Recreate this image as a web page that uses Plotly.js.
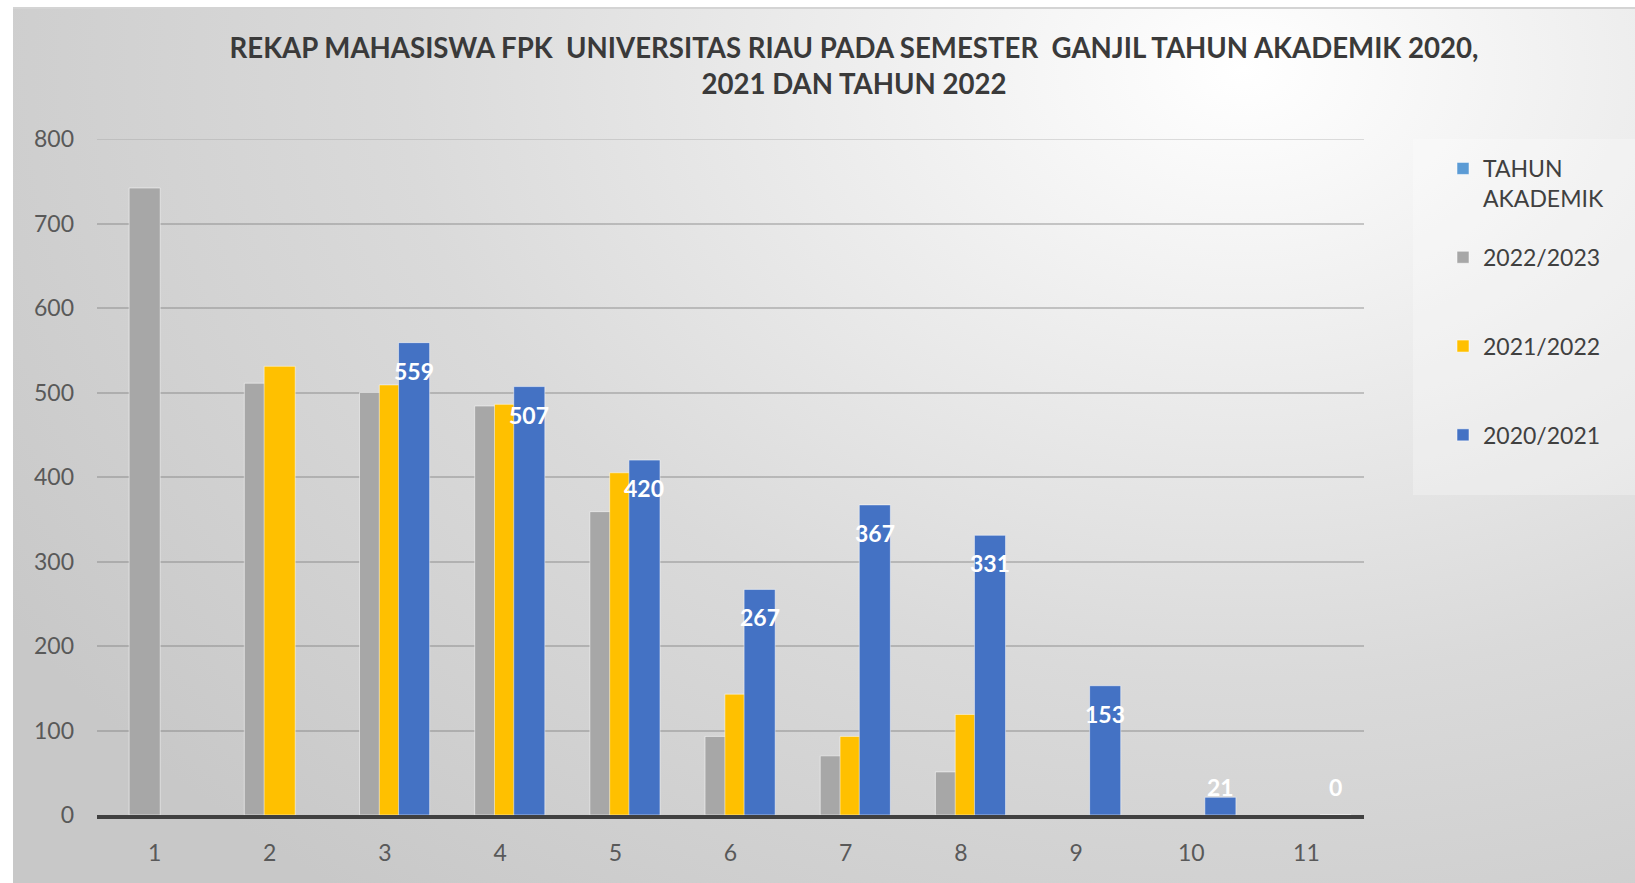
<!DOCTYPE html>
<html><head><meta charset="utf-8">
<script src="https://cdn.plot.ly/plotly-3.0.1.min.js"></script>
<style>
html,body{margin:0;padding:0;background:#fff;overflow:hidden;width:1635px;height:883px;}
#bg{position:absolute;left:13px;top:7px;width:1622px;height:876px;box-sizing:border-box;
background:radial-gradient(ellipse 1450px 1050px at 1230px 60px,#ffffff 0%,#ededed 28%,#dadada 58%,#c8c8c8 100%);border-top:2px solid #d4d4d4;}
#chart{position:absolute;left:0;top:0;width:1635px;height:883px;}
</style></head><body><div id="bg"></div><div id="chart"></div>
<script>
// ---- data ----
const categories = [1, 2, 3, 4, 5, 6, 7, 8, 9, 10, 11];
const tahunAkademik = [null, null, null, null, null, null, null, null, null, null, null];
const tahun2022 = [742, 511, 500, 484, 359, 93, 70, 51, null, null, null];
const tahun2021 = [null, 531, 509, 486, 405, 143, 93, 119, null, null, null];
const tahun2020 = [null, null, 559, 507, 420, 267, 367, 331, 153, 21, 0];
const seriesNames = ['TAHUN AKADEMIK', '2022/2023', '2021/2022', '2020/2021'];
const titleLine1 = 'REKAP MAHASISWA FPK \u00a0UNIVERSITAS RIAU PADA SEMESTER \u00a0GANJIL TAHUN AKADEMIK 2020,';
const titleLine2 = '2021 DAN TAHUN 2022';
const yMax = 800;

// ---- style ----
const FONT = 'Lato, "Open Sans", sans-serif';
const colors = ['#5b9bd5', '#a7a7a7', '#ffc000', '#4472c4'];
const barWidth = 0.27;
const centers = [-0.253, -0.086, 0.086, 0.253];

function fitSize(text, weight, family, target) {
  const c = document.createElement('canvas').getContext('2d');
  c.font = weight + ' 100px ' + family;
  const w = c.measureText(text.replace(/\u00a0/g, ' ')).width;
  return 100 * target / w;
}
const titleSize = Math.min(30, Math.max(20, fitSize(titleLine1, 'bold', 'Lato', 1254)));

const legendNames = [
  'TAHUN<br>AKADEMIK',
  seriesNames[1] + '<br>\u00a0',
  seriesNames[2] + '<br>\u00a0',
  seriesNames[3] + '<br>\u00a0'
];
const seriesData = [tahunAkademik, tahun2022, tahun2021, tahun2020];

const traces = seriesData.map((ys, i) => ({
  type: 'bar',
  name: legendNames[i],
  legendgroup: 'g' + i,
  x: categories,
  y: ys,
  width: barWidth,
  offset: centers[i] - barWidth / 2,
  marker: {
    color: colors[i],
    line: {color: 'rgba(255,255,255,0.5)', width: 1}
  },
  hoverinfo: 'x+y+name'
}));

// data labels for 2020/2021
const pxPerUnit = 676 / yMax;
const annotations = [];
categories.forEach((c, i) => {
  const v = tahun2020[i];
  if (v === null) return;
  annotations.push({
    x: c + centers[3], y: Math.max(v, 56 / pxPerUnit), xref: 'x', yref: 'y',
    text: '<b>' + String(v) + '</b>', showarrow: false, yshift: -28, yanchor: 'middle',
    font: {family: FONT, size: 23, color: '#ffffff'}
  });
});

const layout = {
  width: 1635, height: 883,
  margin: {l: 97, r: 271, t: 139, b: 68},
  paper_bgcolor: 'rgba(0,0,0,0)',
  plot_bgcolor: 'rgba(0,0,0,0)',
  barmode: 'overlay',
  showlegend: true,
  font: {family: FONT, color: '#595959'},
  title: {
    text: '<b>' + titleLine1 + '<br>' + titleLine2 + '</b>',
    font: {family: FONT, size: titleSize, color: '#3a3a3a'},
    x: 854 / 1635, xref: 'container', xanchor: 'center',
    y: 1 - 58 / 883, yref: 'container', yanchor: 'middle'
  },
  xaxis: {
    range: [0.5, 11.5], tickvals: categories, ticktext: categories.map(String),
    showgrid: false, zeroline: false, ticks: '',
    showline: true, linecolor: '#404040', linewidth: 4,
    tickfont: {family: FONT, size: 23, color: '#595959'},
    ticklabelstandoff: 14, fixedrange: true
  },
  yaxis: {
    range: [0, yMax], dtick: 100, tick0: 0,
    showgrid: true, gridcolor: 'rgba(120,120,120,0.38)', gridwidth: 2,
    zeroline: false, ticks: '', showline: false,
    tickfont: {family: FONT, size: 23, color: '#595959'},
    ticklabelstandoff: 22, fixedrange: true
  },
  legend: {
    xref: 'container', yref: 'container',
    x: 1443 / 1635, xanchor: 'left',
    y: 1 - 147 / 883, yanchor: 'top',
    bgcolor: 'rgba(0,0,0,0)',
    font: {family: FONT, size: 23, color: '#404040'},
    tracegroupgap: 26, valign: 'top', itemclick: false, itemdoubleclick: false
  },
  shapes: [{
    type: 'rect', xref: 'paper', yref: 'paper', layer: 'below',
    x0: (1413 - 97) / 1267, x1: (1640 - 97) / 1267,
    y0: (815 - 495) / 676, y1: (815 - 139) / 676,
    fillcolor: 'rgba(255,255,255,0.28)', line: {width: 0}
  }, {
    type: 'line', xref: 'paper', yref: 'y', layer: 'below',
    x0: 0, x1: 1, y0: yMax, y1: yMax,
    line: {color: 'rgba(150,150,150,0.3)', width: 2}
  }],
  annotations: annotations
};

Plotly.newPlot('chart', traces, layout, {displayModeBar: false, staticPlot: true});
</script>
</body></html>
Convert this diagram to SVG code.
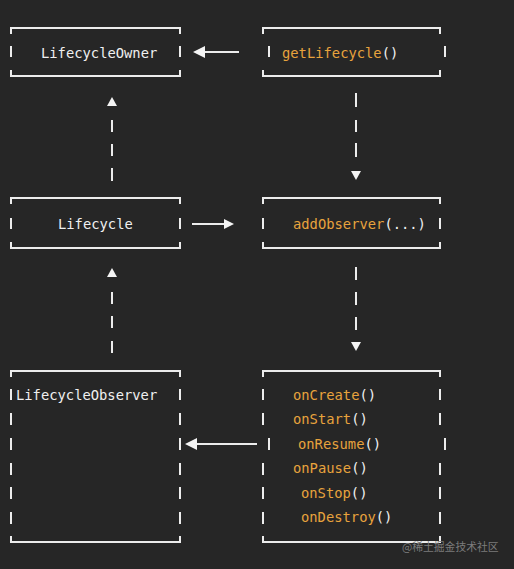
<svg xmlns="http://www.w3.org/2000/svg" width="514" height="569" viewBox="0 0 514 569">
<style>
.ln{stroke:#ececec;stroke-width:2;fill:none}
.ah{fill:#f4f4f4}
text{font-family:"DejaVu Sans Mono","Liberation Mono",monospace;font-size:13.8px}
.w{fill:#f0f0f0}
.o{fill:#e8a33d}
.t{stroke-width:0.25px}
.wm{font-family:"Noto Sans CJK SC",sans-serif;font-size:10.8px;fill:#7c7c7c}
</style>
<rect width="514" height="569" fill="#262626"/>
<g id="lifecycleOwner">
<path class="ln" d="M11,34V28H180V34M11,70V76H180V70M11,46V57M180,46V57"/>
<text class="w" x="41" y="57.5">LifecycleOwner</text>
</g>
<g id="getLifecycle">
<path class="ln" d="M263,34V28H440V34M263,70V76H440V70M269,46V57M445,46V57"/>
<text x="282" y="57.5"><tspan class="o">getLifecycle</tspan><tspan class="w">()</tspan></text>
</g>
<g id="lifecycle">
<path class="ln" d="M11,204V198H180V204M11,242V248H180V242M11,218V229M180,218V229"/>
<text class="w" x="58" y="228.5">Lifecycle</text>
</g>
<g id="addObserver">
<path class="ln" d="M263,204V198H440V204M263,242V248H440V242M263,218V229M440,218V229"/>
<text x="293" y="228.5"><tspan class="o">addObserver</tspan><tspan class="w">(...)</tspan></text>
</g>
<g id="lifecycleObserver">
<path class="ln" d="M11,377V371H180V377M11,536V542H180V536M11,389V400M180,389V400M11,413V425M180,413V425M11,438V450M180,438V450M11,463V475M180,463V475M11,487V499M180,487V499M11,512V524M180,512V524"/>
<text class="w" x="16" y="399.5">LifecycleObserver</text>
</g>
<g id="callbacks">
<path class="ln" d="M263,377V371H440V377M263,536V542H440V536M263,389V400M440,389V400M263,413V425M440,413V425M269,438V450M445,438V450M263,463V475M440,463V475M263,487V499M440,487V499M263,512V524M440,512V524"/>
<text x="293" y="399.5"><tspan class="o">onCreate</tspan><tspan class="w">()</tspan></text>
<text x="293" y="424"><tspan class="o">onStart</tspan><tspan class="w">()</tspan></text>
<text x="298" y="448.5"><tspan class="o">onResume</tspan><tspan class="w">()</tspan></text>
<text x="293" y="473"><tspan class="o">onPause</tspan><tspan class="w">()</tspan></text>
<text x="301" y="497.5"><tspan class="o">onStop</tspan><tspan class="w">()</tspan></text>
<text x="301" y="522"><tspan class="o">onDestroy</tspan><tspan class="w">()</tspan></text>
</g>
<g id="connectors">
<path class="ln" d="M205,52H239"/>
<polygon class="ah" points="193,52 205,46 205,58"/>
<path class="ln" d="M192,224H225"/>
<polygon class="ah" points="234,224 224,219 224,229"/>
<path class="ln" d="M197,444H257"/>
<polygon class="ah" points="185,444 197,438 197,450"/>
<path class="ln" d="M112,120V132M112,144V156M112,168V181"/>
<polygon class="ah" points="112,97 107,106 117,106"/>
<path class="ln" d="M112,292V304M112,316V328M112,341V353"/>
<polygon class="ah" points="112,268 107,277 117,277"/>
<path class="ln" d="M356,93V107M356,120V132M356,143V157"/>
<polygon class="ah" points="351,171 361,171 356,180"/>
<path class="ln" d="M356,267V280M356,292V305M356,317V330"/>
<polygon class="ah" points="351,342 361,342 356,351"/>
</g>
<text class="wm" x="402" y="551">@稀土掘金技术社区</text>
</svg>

----

Leave the pictures out and please restate exactly the lines running from the start of the material through the one with "tahun2022, tahun2021, tahun2020];".

**FINAL ANSWER**.
Recreate this image as a web page that uses Plotly.js.
<!DOCTYPE html>
<html><head><meta charset="utf-8">
<script src="https://cdn.plot.ly/plotly-3.0.1.min.js"></script>
<style>
html,body{margin:0;padding:0;background:#fff;overflow:hidden;width:1635px;height:883px;}
#bg{position:absolute;left:13px;top:7px;width:1622px;height:876px;box-sizing:border-box;
background:radial-gradient(ellipse 1450px 1050px at 1230px 60px,#ffffff 0%,#ededed 28%,#dadada 58%,#c8c8c8 100%);border-top:2px solid #d4d4d4;}
#chart{position:absolute;left:0;top:0;width:1635px;height:883px;}
</style></head><body><div id="bg"></div><div id="chart"></div>
<script>
// ---- data ----
const categories = [1, 2, 3, 4, 5, 6, 7, 8, 9, 10, 11];
const tahunAkademik = [null, null, null, null, null, null, null, null, null, null, null];
const tahun2022 = [742, 511, 500, 484, 359, 93, 70, 51, null, null, null];
const tahun2021 = [null, 531, 509, 486, 405, 143, 93, 119, null, null, null];
const tahun2020 = [null, null, 559, 507, 420, 267, 367, 331, 153, 21, 0];
const seriesNames = ['TAHUN AKADEMIK', '2022/2023', '2021/2022', '2020/2021'];
const titleLine1 = 'REKAP MAHASISWA FPK \u00a0UNIVERSITAS RIAU PADA SEMESTER \u00a0GANJIL TAHUN AKADEMIK 2020,';
const titleLine2 = '2021 DAN TAHUN 2022';
const yMax = 800;

// ---- style ----
const FONT = 'Lato, "Open Sans", sans-serif';
const colors = ['#5b9bd5', '#a7a7a7', '#ffc000', '#4472c4'];
const barWidth = 0.27;
const centers = [-0.253, -0.086, 0.086, 0.253];

function fitSize(text, weight, family, target) {
  const c = document.createElement('canvas').getContext('2d');
  c.font = weight + ' 100px ' + family;
  const w = c.measureText(text.replace(/\u00a0/g, ' ')).width;
  return 100 * target / w;
}
const titleSize = Math.min(30, Math.max(20, fitSize(titleLine1, 'bold', 'Lato', 1254)));

const legendNames = [
  'TAHUN<br>AKADEMIK',
  seriesNames[1] + '<br>\u00a0',
  seriesNames[2] + '<br>\u00a0',
  seriesNames[3] + '<br>\u00a0'
];
const seriesData = [tahunAkademik, tahun2022, tahun2021, tahun2020];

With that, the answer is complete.